Given exercise: Output the material word for word. Leave each picture out.
(begin)
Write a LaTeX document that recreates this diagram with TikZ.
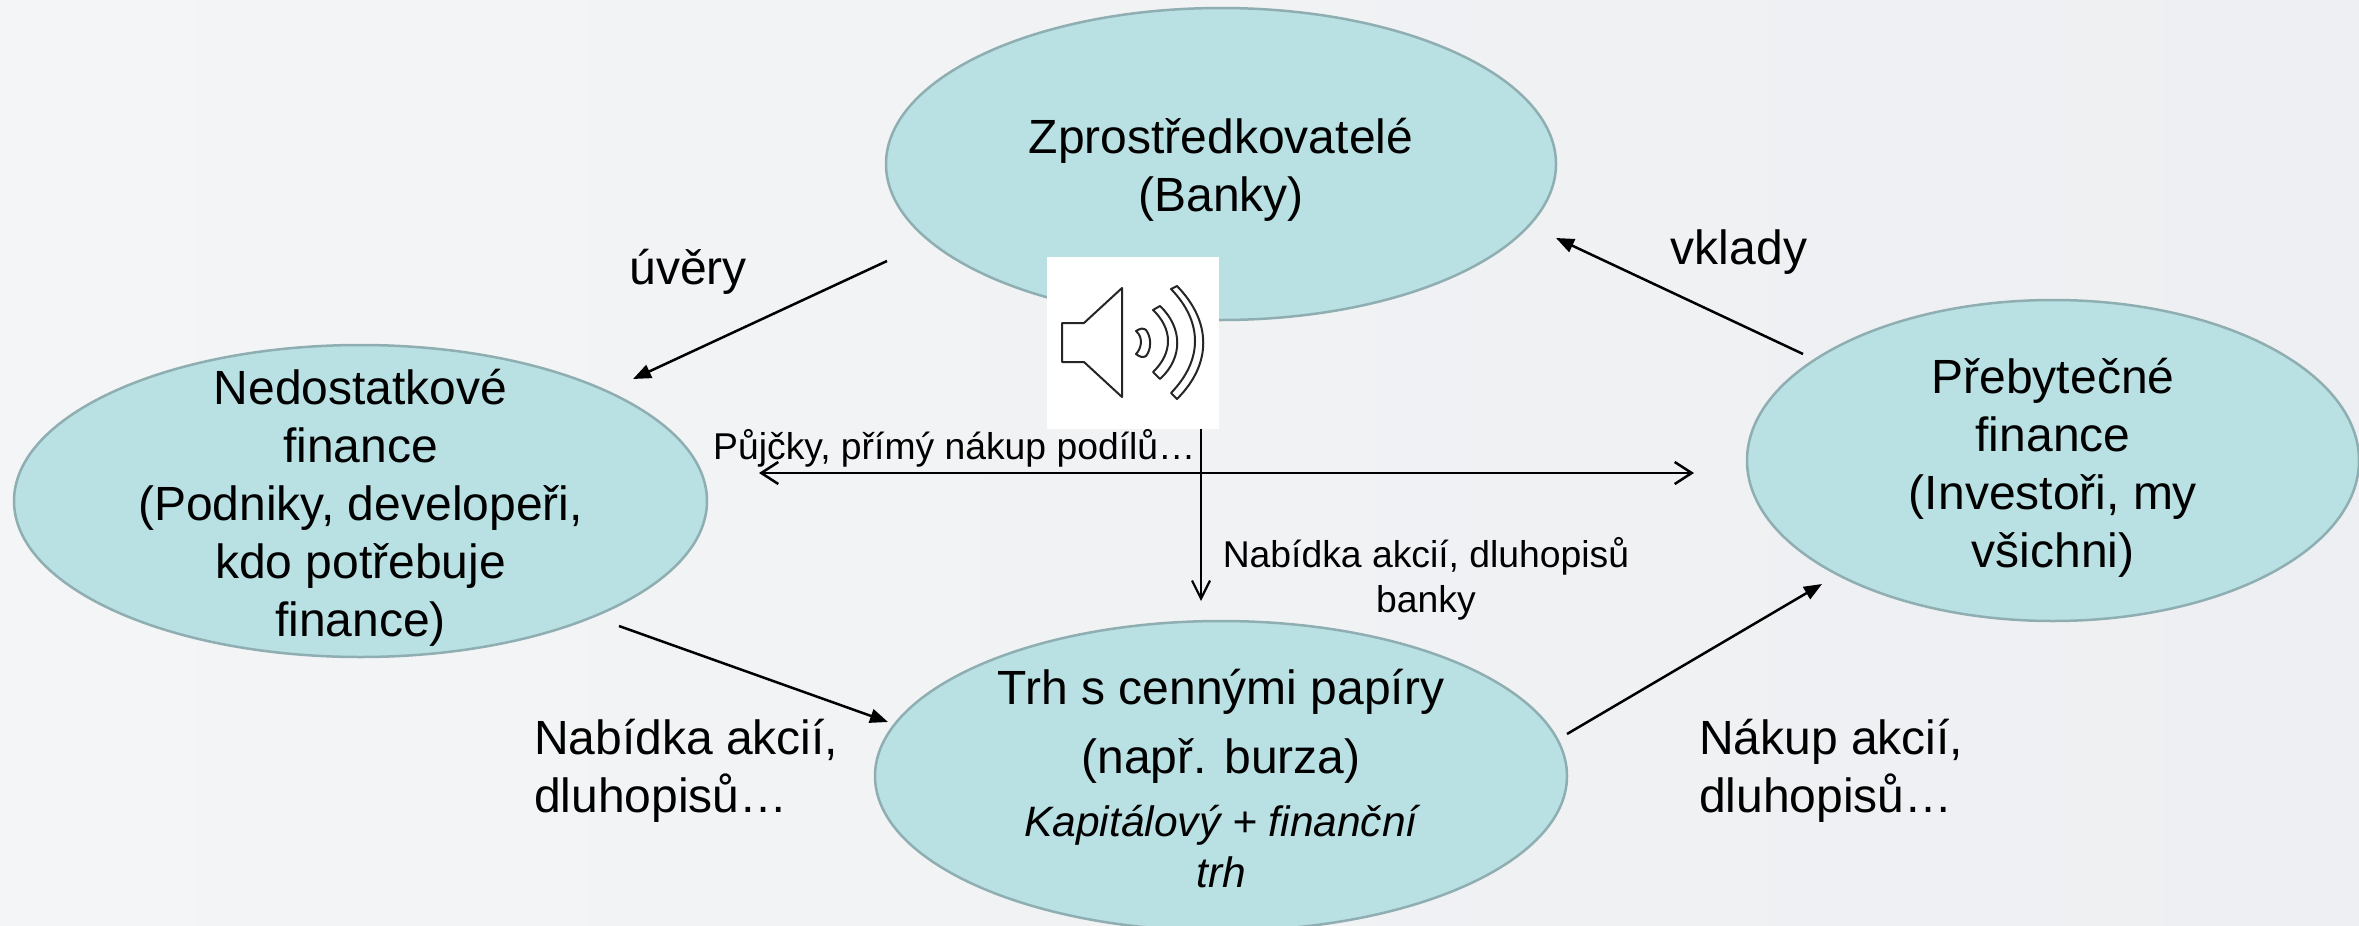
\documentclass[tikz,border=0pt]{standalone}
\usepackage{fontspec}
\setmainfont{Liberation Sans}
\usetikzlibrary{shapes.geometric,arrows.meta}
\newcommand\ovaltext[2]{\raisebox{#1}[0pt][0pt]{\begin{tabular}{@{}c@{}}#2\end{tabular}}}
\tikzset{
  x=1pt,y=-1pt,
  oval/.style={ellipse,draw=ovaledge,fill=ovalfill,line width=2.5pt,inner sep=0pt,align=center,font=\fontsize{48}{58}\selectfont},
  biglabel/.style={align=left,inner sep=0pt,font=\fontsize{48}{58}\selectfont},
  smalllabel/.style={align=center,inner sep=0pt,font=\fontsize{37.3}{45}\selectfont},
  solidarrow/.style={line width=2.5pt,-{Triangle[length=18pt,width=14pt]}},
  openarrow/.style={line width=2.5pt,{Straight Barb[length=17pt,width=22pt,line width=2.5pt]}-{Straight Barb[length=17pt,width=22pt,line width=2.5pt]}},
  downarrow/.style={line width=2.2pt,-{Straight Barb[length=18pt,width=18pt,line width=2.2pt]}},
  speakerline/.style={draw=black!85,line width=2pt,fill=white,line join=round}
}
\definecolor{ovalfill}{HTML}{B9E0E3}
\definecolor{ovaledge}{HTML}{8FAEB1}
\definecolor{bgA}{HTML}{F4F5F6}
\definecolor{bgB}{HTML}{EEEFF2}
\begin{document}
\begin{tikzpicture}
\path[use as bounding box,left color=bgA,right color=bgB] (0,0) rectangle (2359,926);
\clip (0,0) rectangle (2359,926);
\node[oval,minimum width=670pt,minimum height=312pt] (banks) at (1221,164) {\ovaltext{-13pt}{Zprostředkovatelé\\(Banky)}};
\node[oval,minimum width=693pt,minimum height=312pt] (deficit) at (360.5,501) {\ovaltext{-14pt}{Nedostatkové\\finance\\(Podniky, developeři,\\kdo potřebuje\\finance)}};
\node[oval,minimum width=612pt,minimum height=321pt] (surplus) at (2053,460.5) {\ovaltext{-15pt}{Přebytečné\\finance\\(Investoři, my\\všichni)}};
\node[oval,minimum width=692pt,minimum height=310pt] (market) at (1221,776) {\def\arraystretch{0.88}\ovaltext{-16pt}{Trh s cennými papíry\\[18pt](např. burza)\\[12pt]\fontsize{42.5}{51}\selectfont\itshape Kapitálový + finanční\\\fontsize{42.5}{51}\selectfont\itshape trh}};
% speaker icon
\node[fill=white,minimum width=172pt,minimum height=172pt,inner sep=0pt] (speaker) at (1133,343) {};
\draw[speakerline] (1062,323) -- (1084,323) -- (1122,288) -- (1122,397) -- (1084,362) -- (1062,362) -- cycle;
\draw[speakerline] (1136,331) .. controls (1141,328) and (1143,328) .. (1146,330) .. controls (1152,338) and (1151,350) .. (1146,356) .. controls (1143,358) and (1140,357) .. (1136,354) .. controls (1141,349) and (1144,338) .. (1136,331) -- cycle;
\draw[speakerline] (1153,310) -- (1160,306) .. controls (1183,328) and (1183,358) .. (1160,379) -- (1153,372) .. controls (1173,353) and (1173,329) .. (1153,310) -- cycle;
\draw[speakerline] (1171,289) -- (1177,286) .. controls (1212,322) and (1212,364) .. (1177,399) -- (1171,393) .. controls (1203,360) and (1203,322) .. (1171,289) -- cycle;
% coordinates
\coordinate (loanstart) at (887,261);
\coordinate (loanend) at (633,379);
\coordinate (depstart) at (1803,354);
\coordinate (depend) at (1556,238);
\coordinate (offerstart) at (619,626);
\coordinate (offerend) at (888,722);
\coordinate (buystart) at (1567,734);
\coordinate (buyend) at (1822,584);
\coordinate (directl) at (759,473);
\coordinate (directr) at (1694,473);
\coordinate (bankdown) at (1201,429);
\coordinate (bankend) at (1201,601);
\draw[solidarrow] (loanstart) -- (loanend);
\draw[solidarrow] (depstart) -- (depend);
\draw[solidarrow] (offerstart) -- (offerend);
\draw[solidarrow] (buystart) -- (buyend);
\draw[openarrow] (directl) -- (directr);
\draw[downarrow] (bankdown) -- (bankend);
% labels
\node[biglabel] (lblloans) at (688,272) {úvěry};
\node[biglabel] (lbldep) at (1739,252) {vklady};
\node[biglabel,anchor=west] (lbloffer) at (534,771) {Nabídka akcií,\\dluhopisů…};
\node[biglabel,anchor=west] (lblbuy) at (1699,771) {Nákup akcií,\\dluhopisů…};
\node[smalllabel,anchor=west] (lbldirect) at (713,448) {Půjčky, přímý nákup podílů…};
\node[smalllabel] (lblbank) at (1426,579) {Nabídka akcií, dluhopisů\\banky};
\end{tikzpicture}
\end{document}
(end)
Task answer:
Write a LaTeX document that recreates this diagram with TikZ.
\documentclass[tikz,border=0pt]{standalone}
\usepackage{fontspec}
\setmainfont{Liberation Sans}
\usetikzlibrary{shapes.geometric,arrows.meta}
\newcommand\ovaltext[2]{\raisebox{#1}[0pt][0pt]{\begin{tabular}{@{}c@{}}#2\end{tabular}}}
\tikzset{
  x=1pt,y=-1pt,
  oval/.style={ellipse,draw=ovaledge,fill=ovalfill,line width=2.5pt,inner sep=0pt,align=center,font=\fontsize{48}{58}\selectfont},
  biglabel/.style={align=left,inner sep=0pt,font=\fontsize{48}{58}\selectfont},
  smalllabel/.style={align=center,inner sep=0pt,font=\fontsize{37.3}{45}\selectfont},
  solidarrow/.style={line width=2.5pt,-{Triangle[length=18pt,width=14pt]}},
  openarrow/.style={line width=2.5pt,{Straight Barb[length=17pt,width=22pt,line width=2.5pt]}-{Straight Barb[length=17pt,width=22pt,line width=2.5pt]}},
  downarrow/.style={line width=2.2pt,-{Straight Barb[length=18pt,width=18pt,line width=2.2pt]}},
  speakerline/.style={draw=black!85,line width=2pt,fill=white,line join=round}
}
\definecolor{ovalfill}{HTML}{B9E0E3}
\definecolor{ovaledge}{HTML}{8FAEB1}
\definecolor{bgA}{HTML}{F4F5F6}
\definecolor{bgB}{HTML}{EEEFF2}
\begin{document}
\begin{tikzpicture}
\path[use as bounding box,left color=bgA,right color=bgB] (0,0) rectangle (2359,926);
\clip (0,0) rectangle (2359,926);
\node[oval,minimum width=670pt,minimum height=312pt] (banks) at (1221,164) {\ovaltext{-13pt}{Zprostředkovatelé\\(Banky)}};
\node[oval,minimum width=693pt,minimum height=312pt] (deficit) at (360.5,501) {\ovaltext{-14pt}{Nedostatkové\\finance\\(Podniky, developeři,\\kdo potřebuje\\finance)}};
\node[oval,minimum width=612pt,minimum height=321pt] (surplus) at (2053,460.5) {\ovaltext{-15pt}{Přebytečné\\finance\\(Investoři, my\\všichni)}};
\node[oval,minimum width=692pt,minimum height=310pt] (market) at (1221,776) {\def\arraystretch{0.88}\ovaltext{-16pt}{Trh s cennými papíry\\[18pt](např. burza)\\[12pt]\fontsize{42.5}{51}\selectfont\itshape Kapitálový + finanční\\\fontsize{42.5}{51}\selectfont\itshape trh}};
% speaker icon
\node[fill=white,minimum width=172pt,minimum height=172pt,inner sep=0pt] (speaker) at (1133,343) {};
\draw[speakerline] (1062,323) -- (1084,323) -- (1122,288) -- (1122,397) -- (1084,362) -- (1062,362) -- cycle;
\draw[speakerline] (1136,331) .. controls (1141,328) and (1143,328) .. (1146,330) .. controls (1152,338) and (1151,350) .. (1146,356) .. controls (1143,358) and (1140,357) .. (1136,354) .. controls (1141,349) and (1144,338) .. (1136,331) -- cycle;
\draw[speakerline] (1153,310) -- (1160,306) .. controls (1183,328) and (1183,358) .. (1160,379) -- (1153,372) .. controls (1173,353) and (1173,329) .. (1153,310) -- cycle;
\draw[speakerline] (1171,289) -- (1177,286) .. controls (1212,322) and (1212,364) .. (1177,399) -- (1171,393) .. controls (1203,360) and (1203,322) .. (1171,289) -- cycle;
% coordinates
\coordinate (loanstart) at (887,261);
\coordinate (loanend) at (633,379);
\coordinate (depstart) at (1803,354);
\coordinate (depend) at (1556,238);
\coordinate (offerstart) at (619,626);
\coordinate (offerend) at (888,722);
\coordinate (buystart) at (1567,734);
\coordinate (buyend) at (1822,584);
\coordinate (directl) at (759,473);
\coordinate (directr) at (1694,473);
\coordinate (bankdown) at (1201,429);
\coordinate (bankend) at (1201,601);
\draw[solidarrow] (loanstart) -- (loanend);
\draw[solidarrow] (depstart) -- (depend);
\draw[solidarrow] (offerstart) -- (offerend);
\draw[solidarrow] (buystart) -- (buyend);
\draw[openarrow] (directl) -- (directr);
\draw[downarrow] (bankdown) -- (bankend);
% labels
\node[biglabel] (lblloans) at (688,272) {úvěry};
\node[biglabel] (lbldep) at (1739,252) {vklady};
\node[biglabel,anchor=west] (lbloffer) at (534,771) {Nabídka akcií,\\dluhopisů…};
\node[biglabel,anchor=west] (lblbuy) at (1699,771) {Nákup akcií,\\dluhopisů…};
\node[smalllabel,anchor=west] (lbldirect) at (713,448) {Půjčky, přímý nákup podílů…};
\node[smalllabel] (lblbank) at (1426,579) {Nabídka akcií, dluhopisů\\banky};
\end{tikzpicture}
\end{document}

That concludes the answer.